I have 2 Sky boxes,the old one without a card can get all of the UTV channels as normal,  the new box with the card cannot receive any UTV channel only Irish channels in their place


----------



## Leo (1 Dec 2015)

roker said:


> I have 2 Sky boxes,the old one without a card can get all of the UTV channels as normal,  the new box with the card cannot receive any UTV channel only Irish channels in their place



The box is still capable of receiving them, what gets listed in the EPG is down to the broadcasters paying Sky for those listings. A box without a valid card reverts to UK freeview.


----------



## Buddyboy (1 Dec 2015)

My setup is like MrEarls above, except my TV (Sony) can receive Saorview from my Ariel.  So I have a freeview box for all the UK channels, and the TV for all the Irish channels.
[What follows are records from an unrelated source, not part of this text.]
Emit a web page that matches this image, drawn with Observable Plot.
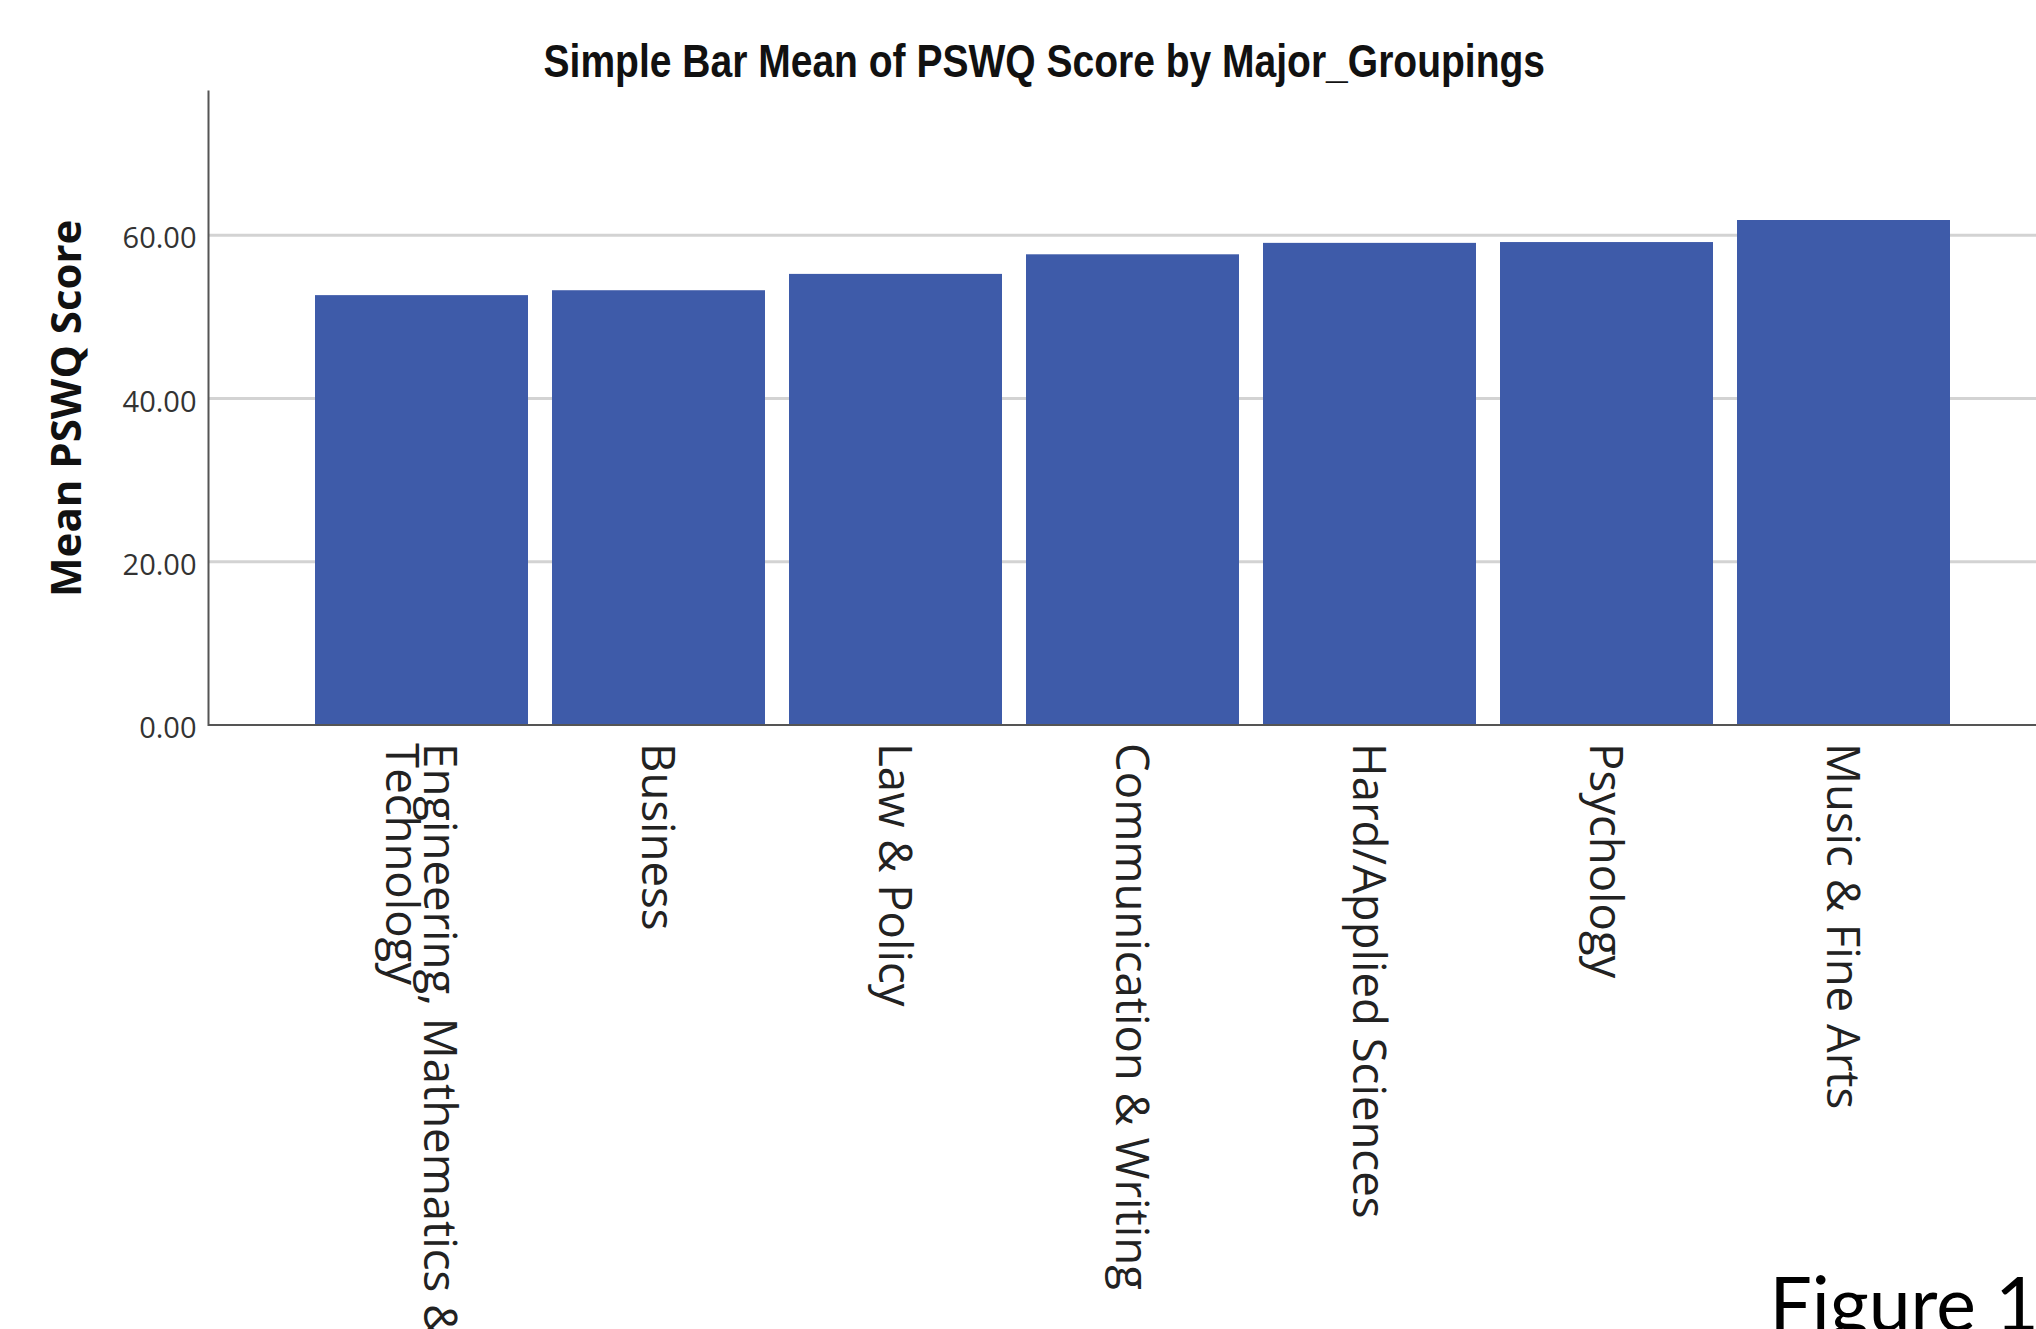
<!DOCTYPE html>
<html><head><meta charset="utf-8">
<script src="https://cdn.jsdelivr.net/npm/d3@7"></script>
<script src="https://cdn.jsdelivr.net/npm/@observablehq/plot@0.6"></script>
<style>
html,body{margin:0;padding:0;background:#fff;overflow:hidden;width:2036px;height:1329px;}
#title{position:absolute;z-index:2;left:52px;width:1984px;top:33px;text-align:center;line-height:47px;font:bold 47px "Liberation Sans",Arial,sans-serif;color:#111;}
#title span{display:inline-block;transform:scaleX(0.83);transform-origin:center;white-space:nowrap;}
#chart{position:absolute;z-index:1;left:0;top:80px;}
</style></head><body>
<div id="title"><span>Simple Bar Mean of PSWQ Score by Major_Groupings</span></div>
<div id="chart"></div>
<script>
const categories = [
  "Engineering, Mathematics & Technology",
  "Business",
  "Law & Policy",
  "Communication & Writing",
  "Hard/Applied Sciences",
  "Psychology",
  "Music & Fine Arts"
];
const tickLabels = [
  "Engineering, Mathematics &\nTechnology",
  "Business",
  "Law & Policy",
  "Communication & Writing",
  "Hard/Applied Sciences",
  "Psychology",
  "Music & Fine Arts"
];
const means = [52.6, 53.2, 55.2, 57.6, 59.0, 59.1, 61.8];
const yTicks = [0, 20, 40, 60];
const gridValues = [20, 40, 60];
const yTitle = "Mean PSWQ Score";
const caption = "Figure 1";

const data = categories.map((c, i) => ({category: c, label: tickLabels[i], mean: means[i], base: 0}));

const plot = Plot.plot({
  width: 2036,
  height: 1249,
  marginTop: 11,
  marginBottom: 604.4,
  marginLeft: 208,
  marginRight: 0,
  style: {background: "none", overflow: "visible"},
  x: {type: "band", domain: categories, paddingInner: 0.1, paddingOuter: 0.397, align: 0.557, axis: null},
  y: {domain: [0, 77.6]},
  marks: [
    Plot.ruleY(gridValues, {stroke: "#d3d3d3", strokeWidth: 3}),
    Plot.barY(data, {x: "category", y: "mean", fill: "#3e5ba9"}),
    Plot.ruleY([0], {stroke: "#555", strokeWidth: 2}),
    Plot.frame({anchor: "left", stroke: "#555", strokeWidth: 2}),
    Plot.axisY(yTicks, {tickSize: 0, tickPadding: 12, tickFormat: d => d.toFixed(2), fontSize: 29, fontFamily: "Open Sans", fill: "#333", label: null, dy: 4}),
    Plot.text(data, {x: "category", y: "base", text: "label", rotate: 90, textAnchor: "start", lineAnchor: "middle", lineHeight: 0.84, dy: 18, dx: -5, fontSize: 45.5, fontFamily: "Open Sans", fill: "#222"}),
    Plot.text([yTitle], {frameAnchor: "left", textAnchor: "middle", lineAnchor: "middle", rotate: -90, dx: -141, fontSize: 42, fontWeight: "bold", fontFamily: "Open Sans", fill: "#111"}),
    Plot.text([caption], {frameAnchor: "bottom-left", dx: 1561, dy: 605.4, textAnchor: "start", lineAnchor: "bottom", fontSize: 75, letterSpacing: "0.03em", fontFamily: "Lato", fill: "#000"})
  ]
});
document.getElementById("chart").appendChild(plot);
</script>
</body></html>
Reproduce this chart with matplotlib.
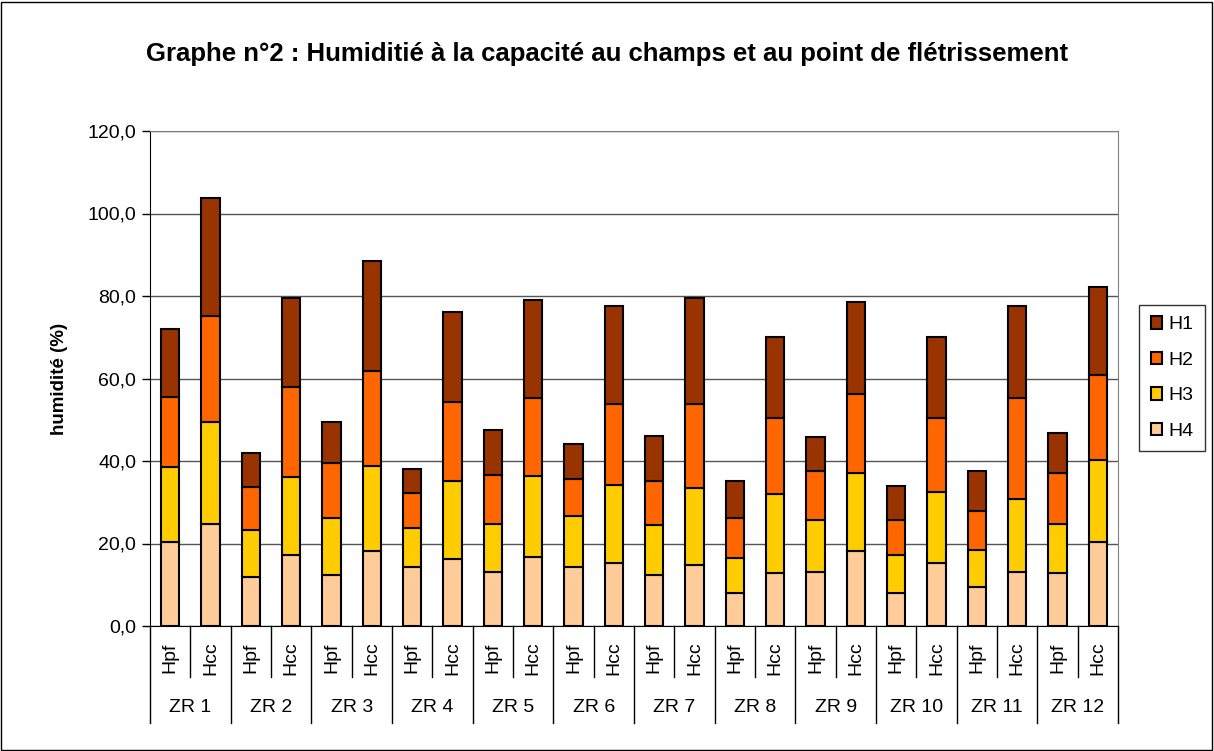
import numpy as np
import matplotlib.pyplot as plt
from matplotlib.patches import Rectangle
import matplotlib.transforms as mtransforms

plt.rcParams['font.family'] = ['Liberation Sans', 'DejaVu Sans']

zones = ['ZR 1', 'ZR 2', 'ZR 3', 'ZR 4', 'ZR 5', 'ZR 6',
         'ZR 7', 'ZR 8', 'ZR 9', 'ZR 10', 'ZR 11', 'ZR 12']
kinds = ['Hpf', 'Hcc']

# cumulative tops, order Hpf, Hcc for each zone
top_h4 = [20.4, 24.8, 11.9, 17.1, 12.3, 18.1, 14.2, 16.3, 13.2, 16.7, 14.2, 15.3,
          12.3, 14.7, 8.0, 12.8, 13.2, 18.1, 8.0, 15.3, 9.5, 13.2, 12.8, 20.4]
top_h3 = [38.6, 49.4, 23.3, 36.1, 26.2, 38.9, 23.7, 35.2, 24.8, 36.3, 26.7, 34.3,
          24.4, 33.4, 16.6, 31.9, 25.6, 37.1, 17.1, 32.4, 18.5, 30.9, 24.8, 40.3]
top_h2 = [55.6, 75.2, 33.7, 58.0, 39.4, 61.8, 32.3, 54.2, 36.6, 55.2, 35.7, 53.8,
          35.2, 53.8, 26.1, 50.5, 37.6, 56.2, 25.6, 50.5, 28.0, 55.2, 37.1, 60.9]
top_h1 = [71.9, 103.7, 41.9, 79.6, 49.5, 88.6, 38.0, 76.2, 47.6, 79.0, 44.2, 77.6,
          46.1, 79.6, 35.2, 70.0, 45.7, 78.6, 33.9, 70.0, 37.6, 77.6, 46.7, 82.3]

h4 = np.array(top_h4)
h3 = np.array(top_h3) - h4
h2 = np.array(top_h2) - np.array(top_h3)
h1 = np.array(top_h1) - np.array(top_h2)

colors = {'H1': '#993300', 'H2': '#FF6600', 'H3': '#FFCC00', 'H4': '#FFCC99'}

fig = plt.figure(figsize=(12.14, 7.51), dpi=100)
ax = fig.add_axes([150/1214, 125/751, 968/1214, 495/751])

x = np.arange(len(h4))
w = 0.45
bottom = np.zeros(len(x))
bars = {}
for name, vals in [('H4', h4), ('H3', h3), ('H2', h2), ('H1', h1)]:
    bars[name] = ax.bar(x, vals, w, bottom=bottom, color=colors[name],
                        edgecolor='black', linewidth=1.5, zorder=3)
    bottom = bottom + vals

ax.set_xlim(-0.5, len(x) - 0.5)
ax.set_ylim(0, 120)
yt = np.arange(0, 121, 20)
ax.set_yticks(yt)
ax.set_yticklabels([('%.1f' % v).replace('.', ',') for v in yt], fontsize=14)
ax.tick_params(axis='y', direction='out', length=6, width=1, pad=4)
ax.yaxis.grid(True, color='#555555', linewidth=1, zorder=0)
ax.set_xticks([])

for s in ['top', 'right']:
    ax.spines[s].set_color('#808080')
ax.spines['left'].set_color('black')
ax.spines['bottom'].set_color('black')

ax.set_ylabel('humidité (%)', fontsize=13.5, fontweight='bold', labelpad=14)

# two-level category labels
trans = mtransforms.blended_transform_factory(ax.transData, ax.transAxes)
for i in range(len(x)):
    ax.text(x[i], -0.065, kinds[i % 2], rotation=90, ha='center', va='center',
            fontsize=14, transform=trans)
for j, z in enumerate(zones):
    ax.text(2*j + 0.5, -0.165, z, ha='center', va='center', fontsize=14,
            transform=trans)
for k in range(len(x) + 1):
    xs = k - 0.5
    end = -0.196 if k % 2 == 0 else -0.103
    ax.plot([xs, xs], [0, end], color='black', linewidth=1, transform=trans,
            clip_on=False)

handles = [bars['H1'], bars['H2'], bars['H3'], bars['H4']]
leg = fig.legend(handles, ['H1', 'H2', 'H3', 'H4'], loc='center left',
                 bbox_to_anchor=(1139/1214, (751-378)/751), fontsize=14,
                 frameon=True, fancybox=False, edgecolor='black',
                 handlelength=0.6, handleheight=0.6, handletextpad=0.3,
                 labelspacing=0.95, borderpad=0.6, borderaxespad=0)
leg.get_frame().set_linewidth(1)

fig.text(0.5, 1 - 54/751, 'Graphe n°2 : Humiditié à la capacité au champs et au point de flétrissement',
         ha='center', va='center', fontsize=18.5, fontweight='bold')

fig.patches.append(Rectangle((1/1214, 1/751), 1211/1214, 748/751, fill=False,
                             edgecolor='black', linewidth=1, transform=fig.transFigure))

fig.savefig('out.png', dpi=100)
And to record..........I use an old VHS.  It is fine once I have the correct channel on the freeview box. I program it to record from the box when I'm out. OK, you can't tape one show on the box and watch another on the box (but you can watch Saorview and tape freeview). And I can't tape from the TV (saorview), but all the channels are available from players anyway.

My friend was amazed when he saw the VHS (I'm in IT, and have a full 7.1 amp/surround sound/streaming/ setup).  Very old school, he thought. But hey, it's free and it works.


----------